What you have to do :: Copy out the data exactly, leaving the pictures behind.

Information shown ::
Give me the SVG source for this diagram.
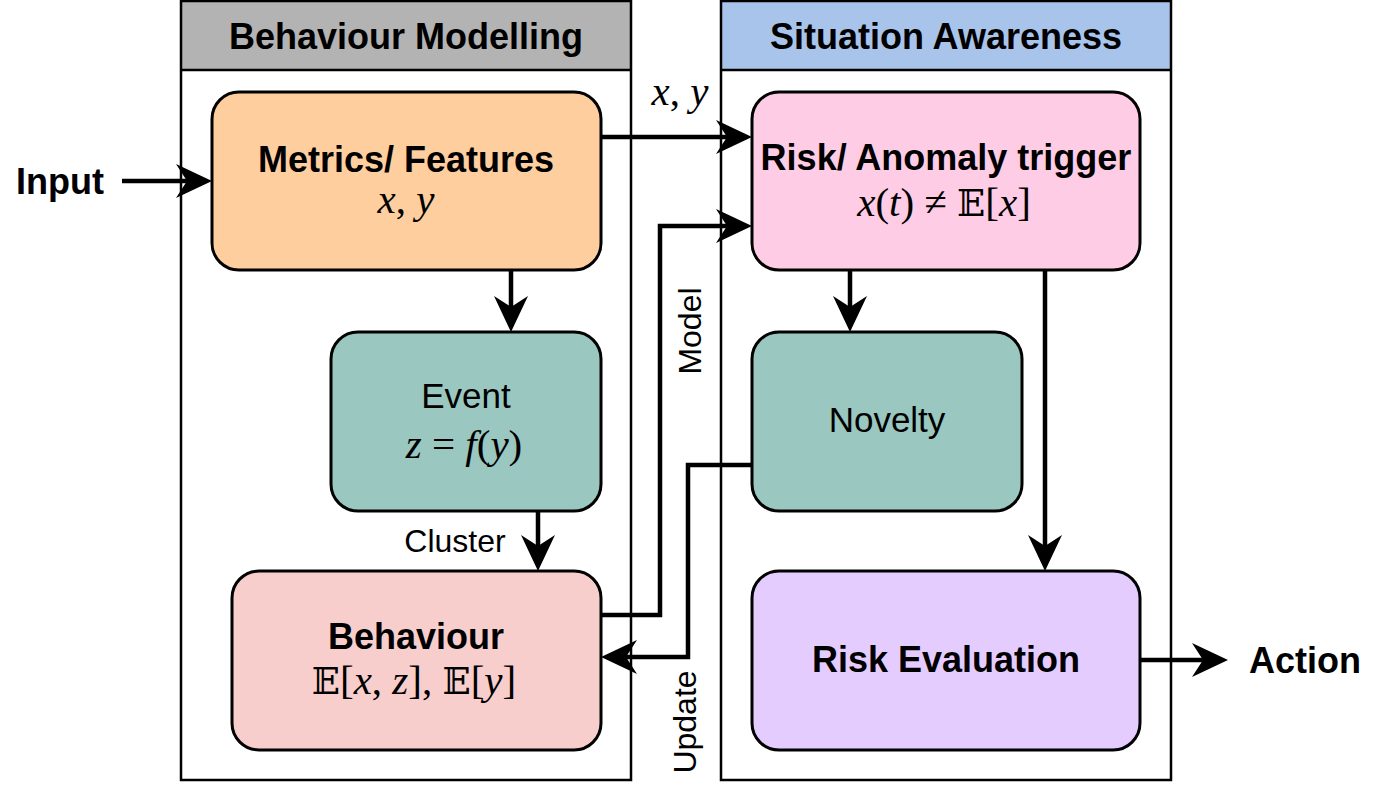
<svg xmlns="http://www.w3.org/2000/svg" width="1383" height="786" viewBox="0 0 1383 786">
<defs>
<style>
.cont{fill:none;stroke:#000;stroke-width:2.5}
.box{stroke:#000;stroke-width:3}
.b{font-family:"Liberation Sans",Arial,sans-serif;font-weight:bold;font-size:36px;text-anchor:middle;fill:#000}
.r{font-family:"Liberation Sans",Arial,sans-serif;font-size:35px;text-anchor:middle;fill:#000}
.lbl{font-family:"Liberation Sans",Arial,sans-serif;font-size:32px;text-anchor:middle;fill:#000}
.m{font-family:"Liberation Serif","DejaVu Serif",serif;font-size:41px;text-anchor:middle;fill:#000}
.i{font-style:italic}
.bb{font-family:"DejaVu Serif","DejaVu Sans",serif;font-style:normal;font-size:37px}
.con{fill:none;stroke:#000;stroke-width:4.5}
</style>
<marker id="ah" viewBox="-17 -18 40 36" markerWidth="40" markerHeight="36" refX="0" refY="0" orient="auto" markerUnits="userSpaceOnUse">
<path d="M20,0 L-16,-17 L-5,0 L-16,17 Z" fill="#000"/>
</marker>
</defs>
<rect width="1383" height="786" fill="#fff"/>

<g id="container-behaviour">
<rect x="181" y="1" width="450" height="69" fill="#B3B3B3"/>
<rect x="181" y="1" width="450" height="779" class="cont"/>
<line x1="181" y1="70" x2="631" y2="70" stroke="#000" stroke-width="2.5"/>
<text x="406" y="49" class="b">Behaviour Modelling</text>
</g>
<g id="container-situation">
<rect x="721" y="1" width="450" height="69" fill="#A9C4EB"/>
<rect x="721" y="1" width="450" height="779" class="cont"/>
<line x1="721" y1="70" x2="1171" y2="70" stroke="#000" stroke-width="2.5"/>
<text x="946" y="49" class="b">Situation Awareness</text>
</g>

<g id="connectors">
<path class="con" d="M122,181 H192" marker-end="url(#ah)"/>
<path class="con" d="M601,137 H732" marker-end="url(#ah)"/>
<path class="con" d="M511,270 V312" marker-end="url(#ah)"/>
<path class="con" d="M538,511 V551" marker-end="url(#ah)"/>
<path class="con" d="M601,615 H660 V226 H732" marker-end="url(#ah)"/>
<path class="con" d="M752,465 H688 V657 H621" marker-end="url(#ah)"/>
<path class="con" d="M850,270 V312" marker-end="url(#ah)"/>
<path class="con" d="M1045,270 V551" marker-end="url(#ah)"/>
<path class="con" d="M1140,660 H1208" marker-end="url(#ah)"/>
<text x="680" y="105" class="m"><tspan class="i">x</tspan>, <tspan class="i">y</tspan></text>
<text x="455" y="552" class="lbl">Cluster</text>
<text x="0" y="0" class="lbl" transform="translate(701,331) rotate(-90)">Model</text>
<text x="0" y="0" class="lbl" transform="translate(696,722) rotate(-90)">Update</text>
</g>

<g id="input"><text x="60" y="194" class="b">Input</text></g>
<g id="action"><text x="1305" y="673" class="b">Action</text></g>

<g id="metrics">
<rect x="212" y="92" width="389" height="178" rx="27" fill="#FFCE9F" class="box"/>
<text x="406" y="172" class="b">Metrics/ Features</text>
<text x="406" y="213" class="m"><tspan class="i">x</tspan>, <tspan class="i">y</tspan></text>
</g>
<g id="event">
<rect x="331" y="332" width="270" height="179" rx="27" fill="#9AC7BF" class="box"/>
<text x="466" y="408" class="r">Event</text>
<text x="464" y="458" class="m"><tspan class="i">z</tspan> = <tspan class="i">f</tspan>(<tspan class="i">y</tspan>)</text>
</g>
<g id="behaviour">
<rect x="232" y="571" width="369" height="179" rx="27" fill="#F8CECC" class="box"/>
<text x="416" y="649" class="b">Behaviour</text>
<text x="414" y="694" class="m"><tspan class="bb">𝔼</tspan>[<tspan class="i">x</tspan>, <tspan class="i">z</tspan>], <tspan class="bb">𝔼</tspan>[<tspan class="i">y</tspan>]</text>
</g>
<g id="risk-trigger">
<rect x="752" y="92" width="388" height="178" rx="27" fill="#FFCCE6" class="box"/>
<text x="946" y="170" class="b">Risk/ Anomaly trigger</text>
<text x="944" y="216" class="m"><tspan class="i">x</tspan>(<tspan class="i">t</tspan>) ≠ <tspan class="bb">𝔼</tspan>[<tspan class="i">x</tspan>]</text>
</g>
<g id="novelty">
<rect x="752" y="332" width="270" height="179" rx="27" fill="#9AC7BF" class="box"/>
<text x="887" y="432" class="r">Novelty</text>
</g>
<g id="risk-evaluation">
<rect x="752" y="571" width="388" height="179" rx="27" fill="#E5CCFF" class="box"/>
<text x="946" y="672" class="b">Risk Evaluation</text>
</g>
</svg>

Task solution ::
Give me the SVG source for this diagram.
<svg xmlns="http://www.w3.org/2000/svg" width="1383" height="786" viewBox="0 0 1383 786">
<defs>
<style>
.cont{fill:none;stroke:#000;stroke-width:2.5}
.box{stroke:#000;stroke-width:3}
.b{font-family:"Liberation Sans",Arial,sans-serif;font-weight:bold;font-size:36px;text-anchor:middle;fill:#000}
.r{font-family:"Liberation Sans",Arial,sans-serif;font-size:35px;text-anchor:middle;fill:#000}
.lbl{font-family:"Liberation Sans",Arial,sans-serif;font-size:32px;text-anchor:middle;fill:#000}
.m{font-family:"Liberation Serif","DejaVu Serif",serif;font-size:41px;text-anchor:middle;fill:#000}
.i{font-style:italic}
.bb{font-family:"DejaVu Serif","DejaVu Sans",serif;font-style:normal;font-size:37px}
.con{fill:none;stroke:#000;stroke-width:4.5}
</style>
<marker id="ah" viewBox="-17 -18 40 36" markerWidth="40" markerHeight="36" refX="0" refY="0" orient="auto" markerUnits="userSpaceOnUse">
<path d="M20,0 L-16,-17 L-5,0 L-16,17 Z" fill="#000"/>
</marker>
</defs>
<rect width="1383" height="786" fill="#fff"/>

<g id="container-behaviour">
<rect x="181" y="1" width="450" height="69" fill="#B3B3B3"/>
<rect x="181" y="1" width="450" height="779" class="cont"/>
<line x1="181" y1="70" x2="631" y2="70" stroke="#000" stroke-width="2.5"/>
<text x="406" y="49" class="b">Behaviour Modelling</text>
</g>
<g id="container-situation">
<rect x="721" y="1" width="450" height="69" fill="#A9C4EB"/>
<rect x="721" y="1" width="450" height="779" class="cont"/>
<line x1="721" y1="70" x2="1171" y2="70" stroke="#000" stroke-width="2.5"/>
<text x="946" y="49" class="b">Situation Awareness</text>
</g>

<g id="connectors">
<path class="con" d="M122,181 H192" marker-end="url(#ah)"/>
<path class="con" d="M601,137 H732" marker-end="url(#ah)"/>
<path class="con" d="M511,270 V312" marker-end="url(#ah)"/>
<path class="con" d="M538,511 V551" marker-end="url(#ah)"/>
<path class="con" d="M601,615 H660 V226 H732" marker-end="url(#ah)"/>
<path class="con" d="M752,465 H688 V657 H621" marker-end="url(#ah)"/>
<path class="con" d="M850,270 V312" marker-end="url(#ah)"/>
<path class="con" d="M1045,270 V551" marker-end="url(#ah)"/>
<path class="con" d="M1140,660 H1208" marker-end="url(#ah)"/>
<text x="680" y="105" class="m"><tspan class="i">x</tspan>, <tspan class="i">y</tspan></text>
<text x="455" y="552" class="lbl">Cluster</text>
<text x="0" y="0" class="lbl" transform="translate(701,331) rotate(-90)">Model</text>
<text x="0" y="0" class="lbl" transform="translate(696,722) rotate(-90)">Update</text>
</g>

<g id="input"><text x="60" y="194" class="b">Input</text></g>
<g id="action"><text x="1305" y="673" class="b">Action</text></g>

<g id="metrics">
<rect x="212" y="92" width="389" height="178" rx="27" fill="#FFCE9F" class="box"/>
<text x="406" y="172" class="b">Metrics/ Features</text>
<text x="406" y="213" class="m"><tspan class="i">x</tspan>, <tspan class="i">y</tspan></text>
</g>
<g id="event">
<rect x="331" y="332" width="270" height="179" rx="27" fill="#9AC7BF" class="box"/>
<text x="466" y="408" class="r">Event</text>
<text x="464" y="458" class="m"><tspan class="i">z</tspan> = <tspan class="i">f</tspan>(<tspan class="i">y</tspan>)</text>
</g>
<g id="behaviour">
<rect x="232" y="571" width="369" height="179" rx="27" fill="#F8CECC" class="box"/>
<text x="416" y="649" class="b">Behaviour</text>
<text x="414" y="694" class="m"><tspan class="bb">𝔼</tspan>[<tspan class="i">x</tspan>, <tspan class="i">z</tspan>], <tspan class="bb">𝔼</tspan>[<tspan class="i">y</tspan>]</text>
</g>
<g id="risk-trigger">
<rect x="752" y="92" width="388" height="178" rx="27" fill="#FFCCE6" class="box"/>
<text x="946" y="170" class="b">Risk/ Anomaly trigger</text>
<text x="944" y="216" class="m"><tspan class="i">x</tspan>(<tspan class="i">t</tspan>) ≠ <tspan class="bb">𝔼</tspan>[<tspan class="i">x</tspan>]</text>
</g>
<g id="novelty">
<rect x="752" y="332" width="270" height="179" rx="27" fill="#9AC7BF" class="box"/>
<text x="887" y="432" class="r">Novelty</text>
</g>
<g id="risk-evaluation">
<rect x="752" y="571" width="388" height="179" rx="27" fill="#E5CCFF" class="box"/>
<text x="946" y="672" class="b">Risk Evaluation</text>
</g>
</svg>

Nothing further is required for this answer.